Pockenimpfung und Aufklärung. Die Popularisierung der Inokulation und Vakzination. Impfkampagne im 18. und frühen 19. Jahrhundert.
Marcus Sonntag
„Von den Pocken und von der Liebe bleibt niemand verschont“. Diese aus dem 18. Jahrhundert stammende Redewendung verdeutlicht eindrucksvoll die Bedeutung der Pocken für die damals lebenden Menschen, und so kann das 18. Jahrhundert als das Jahrhundert der Pocken bezeichnet werden. Kaum eine Krankheit bestimmte das Leben der Menschen in dieser Zeit mehr als die Pocken, die aufgrund ihrer Allgegenwärtigkeit als unumgängliche oder gar angeborene Entwicklungsstufe des heranwachsenden Menschen oder als gottgesandte Strafe und Glaubensprüfung erschienen. Solche weitverbreiteten Krankheitsvorstellungen standen jedoch einer modernen Präventionsmedizin im Wege, so dass bereits vor der wissenschaftlichen Entdeckung und praktischen Einführung der Kuhpockenimpfung durch Edward Jenner versucht wurde, die Bevölkerung vom Nutzen einer Pockenimpfung zu überzeugen.

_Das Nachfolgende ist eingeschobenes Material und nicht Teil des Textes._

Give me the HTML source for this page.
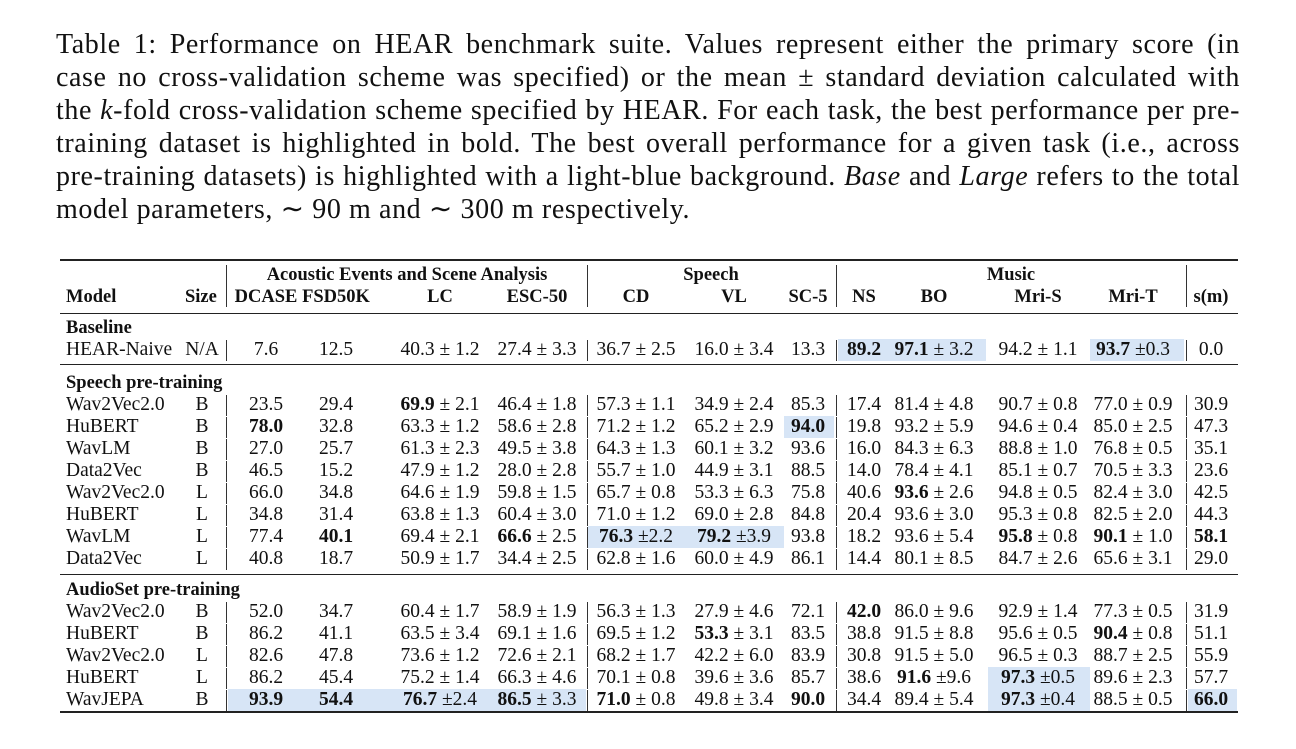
<!DOCTYPE html>
<html><head><meta charset="utf-8">
<style>
body{margin:0;background:#fff;width:1296px;height:749px;overflow:hidden;position:relative;font-family:"Liberation Serif",serif;color:#111}
#cap{position:absolute;left:56px;top:28px;width:1184px;font-size:28px;letter-spacing:0.6px;line-height:33px}
#cap div{text-align:justify;text-align-last:justify;white-space:nowrap;height:33px}
#cap div.last{text-align-last:left}
.t{position:absolute;font-size:19.5px;white-space:nowrap;line-height:22px}
.h{font-size:18.5px}
.b{font-weight:bold}
.hl{position:absolute;background:#d7e5f6}
.hr{position:absolute;background:#222;left:60px;width:1178px}
.vl{position:absolute;width:1px;background:#333}
</style></head><body>
<div id="cap">
<div style="white-space:normal">Table 1: Performance on HEAR benchmark suite. Values represent either the primary score (in</div>
<div style="white-space:normal">case no cross-validation scheme was specified) or the mean ± standard deviation calculated with</div>
<div style="white-space:normal">the <i>k</i>-fold cross-validation scheme specified by HEAR. For each task, the best performance per pre-</div>
<div style="white-space:normal">training dataset is highlighted in bold. The best overall performance for a given task (i.e., across</div>
<div style="white-space:normal">pre-training datasets) is highlighted with a light-blue background. <i>Base</i> and <i>Large</i> refers to the total</div>
<div class="last">model parameters, ∼ 90 m and ∼ 300 m respectively.</div>
</div>
<div id="tbl"></div>
<script>
const colNames=["DCASE","FSD50K","LC","ESC-50","CD","VL","SC-5","NS","BO","Mri-S","Mri-T","s(m)"];
const colX=[266,336,440,537,636,734,808,864,934,1038,1133,1211];
const sections=[
 {title:"Baseline",y:328,rows:[
  ["HEAR-Naive","N/A","7.6","12.5","40.3 ± 1.2","27.4 ± 3.3","36.7 ± 2.5","16.0 ± 3.4","13.3","**89.2**","**97.1** ± 3.2","94.2 ± 1.1","**93.7** ±0.3","0.0"]]},
 {title:"Speech pre-training",y:383,rows:[
  ["Wav2Vec2.0","B","23.5","29.4","**69.9** ± 2.1","46.4 ± 1.8","57.3 ± 1.1","34.9 ± 2.4","85.3","17.4","81.4 ± 4.8","90.7 ± 0.8","77.0 ± 0.9","30.9"],
  ["HuBERT","B","**78.0**","32.8","63.3 ± 1.2","58.6 ± 2.8","71.2 ± 1.2","65.2 ± 2.9","**94.0**","19.8","93.2 ± 5.9","94.6 ± 0.4","85.0 ± 2.5","47.3"],
  ["WavLM","B","27.0","25.7","61.3 ± 2.3","49.5 ± 3.8","64.3 ± 1.3","60.1 ± 3.2","93.6","16.0","84.3 ± 6.3","88.8 ± 1.0","76.8 ± 0.5","35.1"],
  ["Data2Vec","B","46.5","15.2","47.9 ± 1.2","28.0 ± 2.8","55.7 ± 1.0","44.9 ± 3.1","88.5","14.0","78.4 ± 4.1","85.1 ± 0.7","70.5 ± 3.3","23.6"],
  ["Wav2Vec2.0","L","66.0","34.8","64.6 ± 1.9","59.8 ± 1.5","65.7 ± 0.8","53.3 ± 6.3","75.8","40.6","**93.6** ± 2.6","94.8 ± 0.5","82.4 ± 3.0","42.5"],
  ["HuBERT","L","34.8","31.4","63.8 ± 1.3","60.4 ± 3.0","71.0 ± 1.2","69.0 ± 2.8","84.8","20.4","93.6 ± 3.0","95.3 ± 0.8","82.5 ± 2.0","44.3"],
  ["WavLM","L","77.4","**40.1**","69.4 ± 2.1","**66.6** ± 2.5","**76.3** ±2.2","**79.2** ±3.9","93.8","18.2","93.6 ± 5.4","**95.8** ± 0.8","**90.1** ± 1.0","**58.1**"],
  ["Data2Vec","L","40.8","18.7","50.9 ± 1.7","34.4 ± 2.5","62.8 ± 1.6","60.0 ± 4.9","86.1","14.4","80.1 ± 8.5","84.7 ± 2.6","65.6 ± 3.1","29.0"]]},
 {title:"AudioSet pre-training",y:590,rows:[
  ["Wav2Vec2.0","B","52.0","34.7","60.4 ± 1.7","58.9 ± 1.9","56.3 ± 1.3","27.9 ± 4.6","72.1","**42.0**","86.0 ± 9.6","92.9 ± 1.4","77.3 ± 0.5","31.9"],
  ["HuBERT","B","86.2","41.1","63.5 ± 3.4","69.1 ± 1.6","69.5 ± 1.2","**53.3** ± 3.1","83.5","38.8","91.5 ± 8.8","95.6 ± 0.5","**90.4** ± 0.8","51.1"],
  ["Wav2Vec2.0","L","82.6","47.8","73.6 ± 1.2","72.6 ± 2.1","68.2 ± 1.7","42.2 ± 6.0","83.9","30.8","91.5 ± 5.0","96.5 ± 0.3","88.7 ± 2.5","55.9"],
  ["HuBERT","L","86.2","45.4","75.2 ± 1.4","66.3 ± 4.6","70.1 ± 0.8","39.6 ± 3.6","85.7","38.6","**91.6** ±9.6","**97.3** ±0.5","89.6 ± 2.3","57.7"],
  ["WavJEPA","B","**93.9**","**54.4**","**76.7** ±2.4","**86.5** ± 3.3","**71.0** ± 0.8","49.8 ± 3.4","**90.0**","34.4","89.4 ± 5.4","**97.3** ±0.4","88.5 ± 0.5","**66.0**"]]}
];
// highlighted cells: [section, row, column index]
const highlights=[[0,0,7],[0,0,8],[0,0,10],[1,1,6],[1,6,4],[1,6,5],[2,3,9],[2,4,0],[2,4,1],[2,4,2],[2,4,3],[2,4,9],[2,4,11]];
const cellL=[228,300,380,488,588,686,784,838,890,988,1090,1188];
const cellR=[300,380,488,586,686,784,834,890,986,1090,1184,1237];
const vLines=[226,587,836,1186];
const T=document.getElementById('tbl');
function add(cls,css,html,name){const d=document.createElement('div');d.className=cls;d.style.cssText=css;if(html!=null)d.innerHTML=html;


T.appendChild(d);return d;}
function fmt(s){return s.replace(/\*\*(.+?)\*\*/g,'<span class="b">$1</span>');}
add('hr','top:259px;height:2px','', 'top-rule');
add('hr','top:313px;height:1px','', 'header-rule');
add('hr','top:364px;height:1px','', 'section-rule');
add('hr','top:574px;height:1px','', 'section-rule');
add('hr','top:711px;height:2px','', 'bottom-rule');
add('t b h','left:407px;top:264px;transform:translateX(-50%)','Acoustic Events and Scene Analysis','group-header-acoustic');
add('t b h','left:711px;top:264px;transform:translateX(-50%)','Speech','group-header-speech');
add('t b h','left:1011px;top:264px;transform:translateX(-50%)','Music','group-header-music');
add('t b h','left:66px;top:286px','Model','model-header');
add('t b h','left:185px;top:286px','Size','size-header');
colNames.forEach((c,i)=>{add('t b h','left:'+colX[i]+'px;top:286px;transform:translateX(-50%)',c,'column-header');});
vLines.forEach(x=>add('vl','left:'+x+'px;top:265px;height:42px','','header-divider'));
highlights.forEach(h=>{const s=sections[h[0]];const y=s.y+22+h[1]*22-11;const c=h[2];
add('hl','left:'+cellL[c]+'px;top:'+y+'px;width:'+(cellR[c]-cellL[c])+'px;height:22px','','highlight-cell');});
sections.forEach((s,si)=>{
 add('t b h','left:66px;top:'+(s.y-11)+'px',s.title,'section-title');
 s.rows.forEach((r,ri)=>{const y=s.y+22+ri*22-11;
  add('t','left:66px;top:'+y+'px',r[0],'model-name');
  add('t','left:202px;top:'+y+'px;transform:translateX(-50%)',r[1],'model-size');
  for(let i=0;i<12;i++)add('t','left:'+colX[i]+'px;top:'+y+'px;transform:translateX(-50%)',fmt(r[i+2]),'cell-'+colNames[i].toLowerCase());
  vLines.forEach(x=>add('vl','left:'+x+'px;top:'+(y+1)+'px;height:21px','','row-divider'));
 });
});
</script>
</body></html>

Wer aber waren die Popularisierer der Impfung und welche Ziele verfolgten sie? Worin bestand ihre Motivation zur Aufklärungsarbeit und wer sollte überhaupt aufgeklärt werden? Inhaltlich der Kultur-, Medizin- und Publizistikgeschichte verpflichtet, verfolgt der Autor einen interdisziplinären Ansatz. Mithilfe einer Vielzahl bislang kaum berücksichtigter archivalischer und publizierter Quellen wird dargelegt, auf welche Weise die Pockenimpfung im deutschen Sprachgebiet propagiert wurde und ihre allgemeine Anwendung erreicht werden sollte. Im Fokus der Untersuchung stehen die Akteure, die genutzten Medien und Methoden, die inhaltliche Argumentation sowie die Impfpolitik des preußischen Staates. Unter Berücksichtigung aller dieser Aspekte wird ein umfassendes und detailliertes Bild einer historischen Impfkampagne gezeichnet, die den modernen Impfkampagnen in wesentlichen Punkten ähnelt und somit nicht an Aktualität verloren hat.